Think about a time when you needed to learn something new at your job or hobby, how to use a tech gadget, cook a new recipe, put your Ikea furniture together. Go through the many steps involved in learning that new thing and you will realize that you learned it one step at a time, building upon each step. Imagine doing any of those steps out of order, and consider how confusing that would be.
This beautiful leaf printing art experience is an excellent example of Constructivism at work.
In past years I have taught leaf printing in a conventional way – paint a leaf and press it on a piece of paper. This has been a very nice project with good looking results, but this year I wanted to change it up in order to allow students to use their prior experiences to learn new ones, creating deeper learning through larger connections.
This class had just finished a monoprinting project, where they learned the process of painting a surface, creating lines with various tools, and pressing a piece of paper on top to make a print. I built on that knowledge with this leaf printing art experience.
Each student has a piece of plexiglass, mine are 8 x 10 inches. They paint the glass however they want with tempera paint in fall colors. Then they use the same line tools from their previous printmaking experience to create lines in the paint. Since they had done this before, they were adept at holding and manipulating the tools to create the type of lines they wanted.
The new part of this experience was placing a leaf on top of the paint before pressing the paper down to make a print. We speculated at what this added element would do to the print. It does not matter if their guess was right, it matters that they are using their cognitive processes to propose a possible outcome.
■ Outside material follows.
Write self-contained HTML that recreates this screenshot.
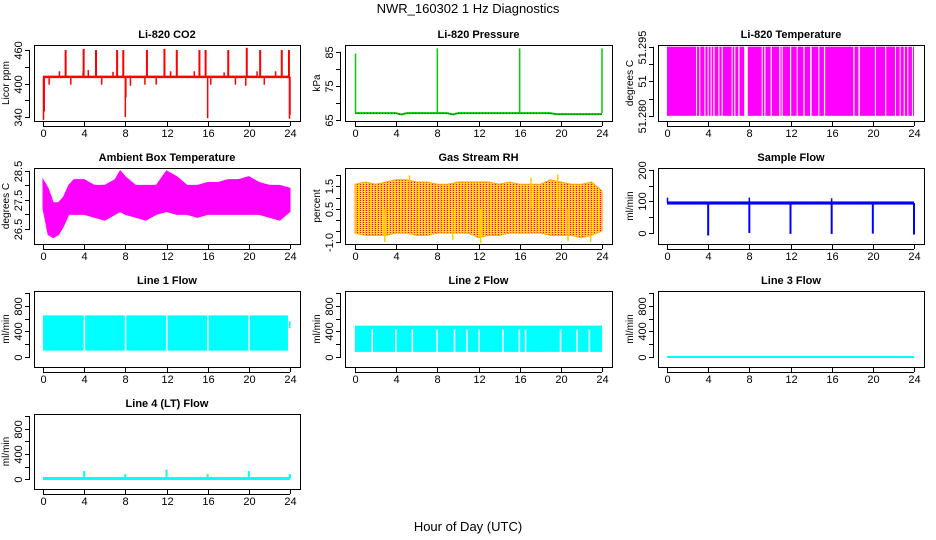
<!DOCTYPE html>
<html><head><meta charset="utf-8"><style>
html,body{margin:0;padding:0;background:#fff}
svg{display:block;font-family:"Liberation Sans",sans-serif}
</style></head><body>
<svg id="c" width="936" height="540" viewBox="0 0 936 540">
<defs><pattern id="rhpat" width="3" height="2" patternUnits="userSpaceOnUse"><rect width="3" height="2" fill="#ffcc00"/><rect width="1" height="1" fill="#ff0000"/><rect x="1" y="1" width="1" height="1" fill="#ffff00"/></pattern></defs>
<text x="468" y="13" text-anchor="middle" font-size="13">NWR_160302  1 Hz Diagnostics</text>
<text x="468" y="531" text-anchor="middle" font-size="13">Hour of Day (UTC)</text>
</svg>
<script>
// ---- data ----
const xTicks=[0,4,8,12,16,20,24];
const co2Base=412;
const co2UpHours=[2.2,3.95,5.15,7.2,7.8,10.1,11.8,13.0,15.2,15.8,18.0,19.8,21.1,23.2,23.9];
const co2UpVals=[460,462,460,460,460,460,462,460,460,460,460,464,460,460,460];
const co2SmallHours=[0.6,1.6,2.7,3.9,4.4,5.7,6.8,8.5,9.9,11.0,12.4,14.7,16.3,17.6,18.7,19.7,20.8,21.5,22.6];
const co2SmallVals=[398,422,398,422,424,398,421,396,398,398,422,422,398,420,398,396,422,398,422];
const co2DownHours=[0.05,0.12,8.0,8.05,16.0,23.95,24.0];
const co2DownVals=[335,350,340,375,338,337,344];
const presBaseHours=[0,4,4.5,5,9,9.5,10,19,19.5,24];
const presBaseVals=[67,67,66.6,67,67,66.6,67,67,66.7,66.7];
const presSpikeHours=[0.05,8.0,16.0,24.0];
const presSpikeVals=[84.5,86,86,86];
const tempGapHours=[2.82,3.14,3.63,3.95,4.24,4.5,4.99,5.31,6.28,6.54,6.93,7.5,9.2,9.46,10.07,10.9,11.14,11.95,12.6,13.25,13.9,14.7,15.25,18.1,18.6,20.2,21.2,22.15,22.6,23.0,23.35,23.8];
const tempGapWidths=[0.1,0.1,0.1,0.1,0.1,0.12,0.1,0.1,0.1,0.1,0.12,0.35,0.1,0.1,0.12,0.12,0.1,0.12,0.1,0.12,0.15,0.1,0.12,0.12,0.15,0.1,0.1,0.1,0.1,0.1,0.1,0.1];
const ambHours=[0,0.5,1,1.5,2,2.5,3,4,5,6,7,7.5,8,9,10,11,12,13,14,15,16,17,18,19,20,21,22,23,24];
const ambMin=[27.2,26.3,26.2,26.3,26.6,27.0,27.0,27.0,26.9,26.8,27.0,27.1,27.0,26.9,26.8,27.0,27.1,27.0,27.0,26.9,27.0,27.0,27.0,27.0,27.0,27.0,26.9,26.8,27.1];
const ambMax=[28.2,27.9,27.4,27.4,27.6,28.0,28.2,28.2,28.0,28.0,28.2,28.5,28.3,28.0,28.0,28.0,28.5,28.3,28.0,28.0,28.1,28.1,28.2,28.2,28.3,28.1,28.0,28.0,27.9];
const rhHours=[0,1,2,3,4,5,6,7,8,9,10,11,12,13,14,15,16,17,18,19,20,21,22,23,24];
const rhMin=[-0.6,-0.7,-0.7,-0.7,-0.6,-0.6,-0.7,-0.7,-0.6,-0.6,-0.6,-0.6,-0.8,-0.7,-0.7,-0.6,-0.6,-0.6,-0.6,-0.7,-0.7,-0.7,-0.8,-0.7,-0.5];
const rhMax=[1.6,1.7,1.6,1.7,1.8,1.8,1.7,1.7,1.6,1.6,1.7,1.7,1.7,1.7,1.6,1.7,1.6,1.6,1.6,1.8,1.7,1.6,1.6,1.7,1.3];
const rhSpikeHours=[2.9,5.3,9.5,12.2,17.1,19.7,20.7,22.9];
const rhSpikeVals=[-1.0,2.0,-0.9,-1.05,1.9,2.05,-0.95,-1.0];
const sfBase=95;
const sfDipHours=[4,8,12,16,20,24];
const sfDipVals=[-8,0,-3,-3,-2,-5];
const sfSpikeHours=[0.05,8.0,16.0];
const sfSpikeVals=[112,112,110];
const l1Min=100,l1Max=650;
const l1GapHours=[3.95,7.95,11.95,15.95,19.95];
const l2Min=80,l2Max=490;
const l2GapHours=[1.6,3.9,5.5,7.9,9.6,10.8,12.0,14.3,15.9,16.5,19.9,21.5,22.7];
const l3Val=0;
const l4Base=10;
const l4SpikeHours=[4,8,12,16,20,24];
const l4SpikeVals=[130,80,150,80,130,80];

// ---- layout ----
const svg=document.getElementById('c');
const NS='http://www.w3.org/2000/svg';
function el(tag,attrs,parent){const e=document.createElementNS(NS,tag);for(const k in attrs)e.setAttribute(k,attrs[k]);(parent||svg).appendChild(e);return e;}
const cols=[{bx:34,bw:266,x0:43,x1:290},{bx:345,bw:267,x0:355,x1:602},{bx:658,bw:266,x0:667,x1:914}];
const rows=[{by:45,bh:76},{by:168,bh:76},{by:291,bh:76},{by:414,bh:75}];
function panel(name,title,col,row,ylo,yhi,ticks,labels,ylab){
  const c=cols[col],r=rows[row];
  const g=el('g',{});
  
  
  const X=h=>c.x0+(c.x1-c.x0)*h/24;
  const Y=v=>r.by+r.bh-(v-ylo)/(yhi-ylo)*r.bh;
  const t=el('text',{x:c.bx+c.bw/2,y:r.by-7,'text-anchor':'middle','font-size':'11','font-weight':'bold'},g);t.textContent=title;
  
  
  const plot=el('g',{},g);
  
  
  const ax=el('g',{},g);
  el('rect',{x:c.bx+.5,y:r.by+.5,width:c.bw,height:r.bh,fill:'none',stroke:'#000','stroke-width':1},ax);
  xTicks.forEach(h=>{const x=Math.round(X(h))+.5;el('line',{x1:x,x2:x,y1:r.by+r.bh,y2:r.by+r.bh+5,stroke:'#000'},ax);
    const tt=el('text',{x:x,y:r.by+r.bh+16,'text-anchor':'middle','font-size':'11'},ax);tt.textContent=h;});
  el('line',{x1:X(0),x2:X(24),y1:r.by+r.bh+5.5,y2:r.by+r.bh+5.5,stroke:'#000'},ax);
  const yt0=Y(ticks[0]),yt1=Y(ticks[ticks.length-1]);
  el('line',{x1:c.bx-4.5,x2:c.bx-4.5,y1:yt0,y2:yt1,stroke:'#000'},ax);
  ticks.forEach((v,i)=>{const y=Math.round(Y(v))+.5;el('line',{x1:c.bx-9,x2:c.bx-4,y1:y,y2:y,stroke:'#000'},ax);
    if(labels[i]!==''){const tt=el('text',{x:0,y:0,'text-anchor':'middle','font-size':'11',transform:`translate(${c.bx-12},${y}) rotate(-90)`},ax);tt.textContent=labels[i];}});
  const yl=el('text',{x:0,y:0,'text-anchor':'middle','font-size':'10',transform:`translate(${c.bx-25},${r.by+r.bh/2}) rotate(-90)`},ax);yl.textContent=ylab;
  return {X,Y,plot};
}
function vline(p,h,v1,v2,col,w){el('line',{x1:p.X(h),x2:p.X(h),y1:p.Y(v1),y2:p.Y(v2),stroke:col,'stroke-width':w||1.5},p.plot);}
function hline(p,h1,h2,v,col,w){el('line',{x1:p.X(h1),x2:p.X(h2),y1:p.Y(v),y2:p.Y(v),stroke:col,'stroke-width':w||2},p.plot);}
function band(p,hours,mins,maxs,fill,stroke){
  let d='M'+hours.map((h,i)=>p.X(h)+','+p.Y(maxs[i])).join('L');
  for(let i=hours.length-1;i>=0;i--)d+='L'+p.X(hours[i])+','+p.Y(mins[i]);
  el('path',{d:d+'Z',fill:fill,stroke:stroke,'stroke-width':1},p.plot);
}

// CO2
let p=panel('co2','Li-820 CO2',0,0,333,469,[340,370,400,430,460],['340','','400','','460'],'Licor ppm');
co2UpHours.forEach((h,i)=>vline(p,h,co2Base,co2UpVals[i],'#f00',2));
co2SmallHours.forEach((h,i)=>vline(p,h,co2Base,co2SmallVals[i],'#f00',1.5));
co2DownHours.forEach((h,i)=>vline(p,h,co2Base,co2DownVals[i],'#f00',1.5));
hline(p,0,24,co2Base,'#f00',2.5);
// Pressure
p=panel('pressure','Li-820 Pressure',1,0,64.7,87,[65,70,75,80,85],['65','','75','','85'],'kPa');
for(let i=1;i<presBaseHours.length;i++)el('line',{x1:p.X(presBaseHours[i-1]),x2:p.X(presBaseHours[i]),y1:p.Y(presBaseVals[i-1]),y2:p.Y(presBaseVals[i]),stroke:'#0c0','stroke-width':2},p.plot);
for(let i=1;i<presBaseHours.length;i++)el('line',{x1:p.X(presBaseHours[i-1]),x2:p.X(presBaseHours[i]),y1:p.Y(presBaseVals[i-1]),y2:p.Y(presBaseVals[i]),stroke:'#000','stroke-width':.6,'stroke-dasharray':'1 2'},p.plot);
presSpikeHours.forEach((h,i)=>{vline(p,h,presBaseVals[0],presSpikeVals[i],'#0c0',1.5);});
// Temperature
p=panel('li820-temp','Li-820 Temperature',2,0,51.2785,51.3005,[51.28,51.285,51.29,51.295,51.3],['51.280','','51','','51.295'],'degrees C');
el('rect',{x:p.X(0),y:p.Y(51.3),width:p.X(24)-p.X(0),height:p.Y(51.28)-p.Y(51.3),fill:'#f0f'},p.plot);
tempGapHours.forEach((h,i)=>el('rect',{x:p.X(h),y:p.Y(51.3)-1,width:p.X(h+tempGapWidths[i])-p.X(h),height:p.Y(51.28)-p.Y(51.3)+2,fill:'#fff'},p.plot));
// Ambient
p=panel('ambient','Ambient Box Temperature',0,1,25.98,28.6,[26.5,27,27.5,28,28.5],['26.5','','27.5','','28.5'],'degrees C');
band(p,ambHours,ambMin,ambMax,'#f0f','#f0f');
// RH
p=panel('rh','Gas Stream RH',1,1,-1.09,2.33,[-1,-0.5,0,0.5,1,1.5,2],['-1.0','','','0.5','','1.5',''],'percent');
band(p,rhHours,rhMin,rhMax,'url(#rhpat)','#ffaa00');
rhSpikeHours.forEach((h,i)=>vline(p,h,0.5,rhSpikeVals[i],'#fc0',1.5));
// Sample flow
p=panel('sample-flow','Sample Flow',2,1,-35,206,[0,50,100,150,200],['0','','100','','200'],'ml/min');
el('rect',{x:p.X(0),y:p.Y(sfBase+5),width:p.X(24)-p.X(0),height:p.Y(sfBase-5)-p.Y(sfBase+5),fill:'#00f'},p.plot);
sfDipHours.forEach((h,i)=>vline(p,h,sfBase,sfDipVals[i],'#00f',2));
sfSpikeHours.forEach((h,i)=>vline(p,h,sfBase,sfSpikeVals[i],'#00f',1.5));
// Line flows
const lt=[0,200,400,600,800,1000],ll=['0','','400','','800',''];
p=panel('line1-flow','Line 1 Flow',0,2,-156,1031,lt,ll,'ml/min');
el('rect',{x:p.X(0),y:p.Y(l1Max),width:p.X(23.8)-p.X(0),height:p.Y(l1Min)-p.Y(l1Max),fill:'#0ff'},p.plot);
el('rect',{x:p.X(23.9),y:p.Y(560),width:p.X(24.05)-p.X(23.9),height:p.Y(450)-p.Y(560),fill:'#0ff'},p.plot);
l1GapHours.forEach(h=>el('rect',{x:p.X(h),y:p.Y(l1Max)-1,width:1.5,height:p.Y(l1Min)-p.Y(l1Max)+2,fill:'#fff'},p.plot));
p=panel('line2-flow','Line 2 Flow',1,2,-156,1031,lt,ll,'ml/min');
el('rect',{x:p.X(0),y:p.Y(l2Max),width:p.X(24)-p.X(0),height:p.Y(l2Min)-p.Y(l2Max),fill:'#0ff'},p.plot);
l2GapHours.forEach(h=>el('rect',{x:p.X(h),y:p.Y(430),width:1.5,height:p.Y(l2Min)-p.Y(430)+1,fill:'#fff'},p.plot));
p=panel('line3-flow','Line 3 Flow',2,2,-156,1031,lt,ll,'ml/min');
hline(p,0,24,l3Val,'#0ff',2);
p=panel('line4-flow','Line 4 (LT) Flow',0,3,-156,1031,lt,ll,'ml/min');
hline(p,0,24,l4Base,'#0ff',3);
l4SpikeHours.forEach((h,i)=>vline(p,h,l4Base,l4SpikeVals[i],'#0ff',2));
</script>
</body></html>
When the children pulled their prints (which is the term for when you peel the paper off), they saw a white leaf on a colored background. We talked about how the leaf acts as a mask, keeping the paint that is under it from printing onto the paper. I had the students do several prints, and each time they were more inventive. Each child evaluated all their prints, proudly chose their best print to mount and made a delightful frame around it with sticks and rocks.
Building on prior knowledge is the best way to guide effective learning in any subject. This leaf printing art experience allowed students to use their current knowledge to create new knowledge, employ higher cognitive functions of predicting and cause and effect, express themselves artistically and exude pride in their work. That is what art should do.